In the past, I’ve read that, at least for a new novelist, you need to write the whole novel before contacting editors and agents. Do you think that’s still the case, or does a new novelist have a shot at getting a contract based on a proposal?
Unfortunately, Al, needing the full manuscript first is even more the case than ever before. I mean, sure, there’s always the lightning-bolt-from-heaven chance that an unpublished writer will get contracted off a proposal. It happens. It’s the stuff of publishing legend.
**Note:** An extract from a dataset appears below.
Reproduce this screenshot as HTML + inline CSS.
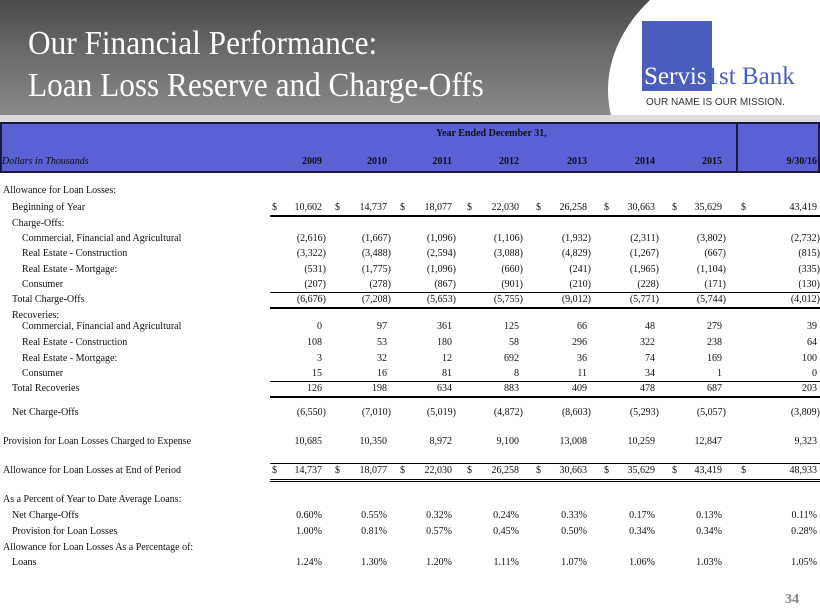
<!DOCTYPE html>
<html><head><meta charset="utf-8"><style>
*{margin:0;padding:0;box-sizing:border-box}
body{width:820px;height:615px;position:relative;background:#fff;font-family:"Liberation Serif",serif;overflow:hidden}
#hdr{position:absolute;left:0;top:0;width:820px;height:116px;background:linear-gradient(180deg,#4a4a4a 0%,#6a6a6a 45%,#8a8a8a 100%)}
#white{position:absolute;left:608px;top:-60px;width:420px;height:300px;border-radius:50%;background:#fff}
#band{position:absolute;left:0;top:115px;width:820px;height:7px;background:#dcdcdc}
.t{position:absolute;left:28px;color:#fff;font-size:34px;white-space:nowrap;transform:scaleX(0.92);transform-origin:left}
#box{position:absolute;left:642px;top:21px;width:70px;height:70px;background:#4a5fbd}
#logo{position:absolute;left:644px;top:63px;font-size:25px;color:#4a5fbd;white-space:nowrap}
#logo b{color:#fff;font-weight:normal}
#tag{position:absolute;left:646px;top:97px;font-family:"Liberation Sans",sans-serif;font-size:10px;color:#333}
#th{position:absolute;left:0;top:122px;width:820px;height:51px;background:#5b60d4;border:2px solid #1a1a40}
#th .v{position:absolute;left:734px;top:0;width:2px;height:49px;background:#1a1a40}
.h{position:absolute;font-size:10px;color:#111;white-space:nowrap;font-weight:bold}
.r{position:absolute;font-size:10px;color:#111;white-space:nowrap;height:14px;line-height:14px}
.ln{position:absolute;height:1px;background:#000}
</style></head><body>
<div id="hdr"></div><div id="white"></div><div id="band"></div>
<div class="t" style="top:25px">Our Financial Performance:</div>
<div class="t" style="top:67px">Loan Loss Reserve and Charge-Offs</div>
<div id="box"></div>
<div id="logo"><b>Servis</b>1st Bank</div>
<div id="tag">OUR NAME IS OUR MISSION.</div>
<div id="th"><div class="v"></div></div>
<div class="h" style="left:436px;top:128px">Year Ended December 31,</div>
<div class="h" style="left:2px;top:156px;font-style:italic;font-weight:normal">Dollars in Thousands</div>
<div class="h" style="right:498px;top:156px">2009</div>
<div class="h" style="right:433px;top:156px">2010</div>
<div class="h" style="right:368px;top:156px">2011</div>
<div class="h" style="right:301px;top:156px">2012</div>
<div class="h" style="right:233px;top:156px">2013</div>
<div class="h" style="right:165px;top:156px">2014</div>
<div class="h" style="right:98px;top:156px">2015</div>
<div class="h" style="right:3px;top:156px">9/30/16</div>

<div class="r" style="left:3px;top:184px">Allowance for Loan Losses:</div>
<div class="r" style="left:12px;top:201px">Beginning of Year</div>
<div class="r" style="left:12px;top:217px">Charge-Offs:</div>
<div class="r" style="left:22px;top:232px">Commercial, Financial and Agricultural</div>
<div class="r" style="left:22px;top:247px">Real Estate - Construction</div>
<div class="r" style="left:22px;top:263px">Real Estate - Mortgage:</div>
<div class="r" style="left:22px;top:278px">Consumer</div>
<div class="r" style="left:12px;top:293px">Total Charge-Offs</div>
<div class="r" style="left:12px;top:309px">Recoveries:</div>
<div class="r" style="left:22px;top:320px">Commercial, Financial and Agricultural</div>
<div class="r" style="left:22px;top:336px">Real Estate - Construction</div>
<div class="r" style="left:22px;top:352px">Real Estate - Mortgage:</div>
<div class="r" style="left:22px;top:367px">Consumer</div>
<div class="r" style="left:12px;top:382px">Total Recoveries</div>
<div class="r" style="left:12px;top:406px">Net Charge-Offs</div>
<div class="r" style="left:3px;top:435px">Provision for Loan Losses Charged to Expense</div>
<div class="r" style="left:3px;top:464px">Allowance for Loan Losses at End of Period</div>
<div class="r" style="left:3px;top:493px">As a Percent of Year to Date Average Loans:</div>
<div class="r" style="left:12px;top:509px">Net Charge-Offs</div>
<div class="r" style="left:12px;top:525px">Provision for Loan Losses</div>
<div class="r" style="left:3px;top:541px">Allowance for Loan Losses As a Percentage of:</div>
<div class="r" style="left:12px;top:556px">Loans</div>

<div class="r" style="left:272px;top:201px">$</div><div class="r" style="left:335px;top:201px">$</div><div class="r" style="left:400px;top:201px">$</div><div class="r" style="left:467px;top:201px">$</div><div class="r" style="left:536px;top:201px">$</div><div class="r" style="left:604px;top:201px">$</div><div class="r" style="left:672px;top:201px">$</div><div class="r" style="left:741px;top:201px">$</div>
<div class="r" style="right:498px;top:201px">10,602</div><div class="r" style="right:433px;top:201px">14,737</div><div class="r" style="right:368px;top:201px">18,077</div><div class="r" style="right:301px;top:201px">22,030</div><div class="r" style="right:233px;top:201px">26,258</div><div class="r" style="right:165px;top:201px">30,663</div><div class="r" style="right:98px;top:201px">35,629</div><div class="r" style="right:3px;top:201px">43,419</div>
<div class="r" style="right:494px;top:232px">(2,616)</div><div class="r" style="right:429px;top:232px">(1,667)</div><div class="r" style="right:364px;top:232px">(1,096)</div><div class="r" style="right:297px;top:232px">(1,106)</div><div class="r" style="right:229px;top:232px">(1,932)</div><div class="r" style="right:161px;top:232px">(2,311)</div><div class="r" style="right:94px;top:232px">(3,802)</div><div class="r" style="right:0px;top:232px">(2,732)</div>
<div class="r" style="right:494px;top:247px">(3,322)</div><div class="r" style="right:429px;top:247px">(3,488)</div><div class="r" style="right:364px;top:247px">(2,594)</div><div class="r" style="right:297px;top:247px">(3,088)</div><div class="r" style="right:229px;top:247px">(4,829)</div><div class="r" style="right:161px;top:247px">(1,267)</div><div class="r" style="right:94px;top:247px">(667)</div><div class="r" style="right:0px;top:247px">(815)</div>
<div class="r" style="right:494px;top:263px">(531)</div><div class="r" style="right:429px;top:263px">(1,775)</div><div class="r" style="right:364px;top:263px">(1,096)</div><div class="r" style="right:297px;top:263px">(660)</div><div class="r" style="right:229px;top:263px">(241)</div><div class="r" style="right:161px;top:263px">(1,965)</div><div class="r" style="right:94px;top:263px">(1,104)</div><div class="r" style="right:0px;top:263px">(335)</div>
<div class="r" style="right:494px;top:278px">(207)</div><div class="r" style="right:429px;top:278px">(278)</div><div class="r" style="right:364px;top:278px">(867)</div><div class="r" style="right:297px;top:278px">(901)</div><div class="r" style="right:229px;top:278px">(210)</div><div class="r" style="right:161px;top:278px">(228)</div><div class="r" style="right:94px;top:278px">(171)</div><div class="r" style="right:0px;top:278px">(130)</div>
<div class="r" style="right:494px;top:293px">(6,676)</div><div class="r" style="right:429px;top:293px">(7,208)</div><div class="r" style="right:364px;top:293px">(5,653)</div><div class="r" style="right:297px;top:293px">(5,755)</div><div class="r" style="right:229px;top:293px">(9,012)</div><div class="r" style="right:161px;top:293px">(5,771)</div><div class="r" style="right:94px;top:293px">(5,744)</div><div class="r" style="right:0px;top:293px">(4,012)</div>
<div class="r" style="right:498px;top:320px">0</div><div class="r" style="right:433px;top:320px">97</div><div class="r" style="right:368px;top:320px">361</div><div class="r" style="right:301px;top:320px">125</div><div class="r" style="right:233px;top:320px">66</div><div class="r" style="right:165px;top:320px">48</div><div class="r" style="right:98px;top:320px">279</div><div class="r" style="right:3px;top:320px">39</div>
<div class="r" style="right:498px;top:336px">108</div><div class="r" style="right:433px;top:336px">53</div><div class="r" style="right:368px;top:336px">180</div><div class="r" style="right:301px;top:336px">58</div><div class="r" style="right:233px;top:336px">296</div><div class="r" style="right:165px;top:336px">322</div><div class="r" style="right:98px;top:336px">238</div><div class="r" style="right:3px;top:336px">64</div>
<div class="r" style="right:498px;top:352px">3</div><div class="r" style="right:433px;top:352px">32</div><div class="r" style="right:368px;top:352px">12</div><div class="r" style="right:301px;top:352px">692</div><div class="r" style="right:233px;top:352px">36</div><div class="r" style="right:165px;top:352px">74</div><div class="r" style="right:98px;top:352px">169</div><div class="r" style="right:3px;top:352px">100</div>
<div class="r" style="right:498px;top:367px">15</div><div class="r" style="right:433px;top:367px">16</div><div class="r" style="right:368px;top:367px">81</div><div class="r" style="right:301px;top:367px">8</div><div class="r" style="right:233px;top:367px">11</div><div class="r" style="right:165px;top:367px">34</div><div class="r" style="right:98px;top:367px">1</div><div class="r" style="right:3px;top:367px">0</div>
<div class="r" style="right:498px;top:382px">126</div><div class="r" style="right:433px;top:382px">198</div><div class="r" style="right:368px;top:382px">634</div><div class="r" style="right:301px;top:382px">883</div><div class="r" style="right:233px;top:382px">409</div><div class="r" style="right:165px;top:382px">478</div><div class="r" style="right:98px;top:382px">687</div><div class="r" style="right:3px;top:382px">203</div>
<div class="r" style="right:494px;top:406px">(6,550)</div><div class="r" style="right:429px;top:406px">(7,010)</div><div class="r" style="right:364px;top:406px">(5,019)</div><div class="r" style="right:297px;top:406px">(4,872)</div><div class="r" style="right:229px;top:406px">(8,603)</div><div class="r" style="right:161px;top:406px">(5,293)</div><div class="r" style="right:94px;top:406px">(5,057)</div><div class="r" style="right:0px;top:406px">(3,809)</div>
<div class="r" style="right:498px;top:435px">10,685</div><div class="r" style="right:433px;top:435px">10,350</div><div class="r" style="right:368px;top:435px">8,972</div><div class="r" style="right:301px;top:435px">9,100</div><div class="r" style="right:233px;top:435px">13,008</div><div class="r" style="right:165px;top:435px">10,259</div><div class="r" style="right:98px;top:435px">12,847</div><div class="r" style="right:3px;top:435px">9,323</div>
<div class="r" style="left:272px;top:464px">$</div><div class="r" style="left:335px;top:464px">$</div><div class="r" style="left:400px;top:464px">$</div><div class="r" style="left:467px;top:464px">$</div><div class="r" style="left:536px;top:464px">$</div><div class="r" style="left:604px;top:464px">$</div><div class="r" style="left:672px;top:464px">$</div><div class="r" style="left:741px;top:464px">$</div>
<div class="r" style="right:498px;top:464px">14,737</div><div class="r" style="right:433px;top:464px">18,077</div><div class="r" style="right:368px;top:464px">22,030</div><div class="r" style="right:301px;top:464px">26,258</div><div class="r" style="right:233px;top:464px">30,663</div><div class="r" style="right:165px;top:464px">35,629</div><div class="r" style="right:98px;top:464px">43,419</div><div class="r" style="right:3px;top:464px">48,933</div>
<div class="r" style="right:498px;top:509px">0.60%</div><div class="r" style="right:433px;top:509px">0.55%</div><div class="r" style="right:368px;top:509px">0.32%</div><div class="r" style="right:301px;top:509px">0.24%</div><div class="r" style="right:233px;top:509px">0.33%</div><div class="r" style="right:165px;top:509px">0.17%</div><div class="r" style="right:98px;top:509px">0.13%</div><div class="r" style="right:3px;top:509px">0.11%</div>
<div class="r" style="right:498px;top:525px">1.00%</div><div class="r" style="right:433px;top:525px">0.81%</div><div class="r" style="right:368px;top:525px">0.57%</div><div class="r" style="right:301px;top:525px">0.45%</div><div class="r" style="right:233px;top:525px">0.50%</div><div class="r" style="right:165px;top:525px">0.34%</div><div class="r" style="right:98px;top:525px">0.34%</div><div class="r" style="right:3px;top:525px">0.28%</div>
<div class="r" style="right:498px;top:556px">1.24%</div><div class="r" style="right:433px;top:556px">1.30%</div><div class="r" style="right:368px;top:556px">1.20%</div><div class="r" style="right:301px;top:556px">1.11%</div><div class="r" style="right:233px;top:556px">1.07%</div><div class="r" style="right:165px;top:556px">1.06%</div><div class="r" style="right:98px;top:556px">1.03%</div><div class="r" style="right:3px;top:556px">1.05%</div>

<div class="ln" style="left:270px;width:550px;top:215px;height:2px"></div>
<div class="ln" style="left:270px;width:550px;top:292px"></div>
<div class="ln" style="left:270px;width:550px;top:307px;height:2px"></div>
<div class="ln" style="left:270px;width:550px;top:381px"></div>
<div class="ln" style="left:270px;width:550px;top:396px;height:2px"></div>
<div class="ln" style="left:270px;width:550px;top:463px"></div>
<div class="ln" style="left:270px;width:550px;top:479px"></div>
<div class="ln" style="left:270px;width:550px;top:481px"></div>
<div style="position:absolute;left:785px;top:592px;font-size:14px;font-weight:bold;color:#888">34</div>
</body></html>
But in today’s economy (are we sick of hearing statements prefaced with that phrase yet?), even multi-published authors are sometimes finding it difficult to get contracted based on just a proposal. Publishers are extremely risk-aversive at the moment. It’s much, much better for an unpublished writer to have a completed manuscript in hand before trying to send out proposals. This lets the publisher or agent know that you can carry out an entire story.
There are a few agents I’ve met who prefer to see a proposal before the manuscript is finished, but that’s a very individual thing, and I wouldn’t rely on that as a general rule.
I know it’s a hassle, and it’s a risk of time and energy for the writer to write on spec like that, but it’s the reality we’re dealing with right now. There are some benefits, though. Nothing brings out writerly anxiety and creative block like a looming deadline. And without the pressure of that deadline, often your writing will be much higher quality. (There is a reason so many debut books are fabulous, and then the quality declines after that–the writer doesn’t have the gift of time with subsequent books as they did with the first.)
On the other hand, it requires greater discipline to get a manuscript finished without a deadline or even the promise of one. But if you can overcome that problem, then writing on spec needn’t be a terrible thing. It could actually be a positive thing.
Best wishes to you with your project, Al!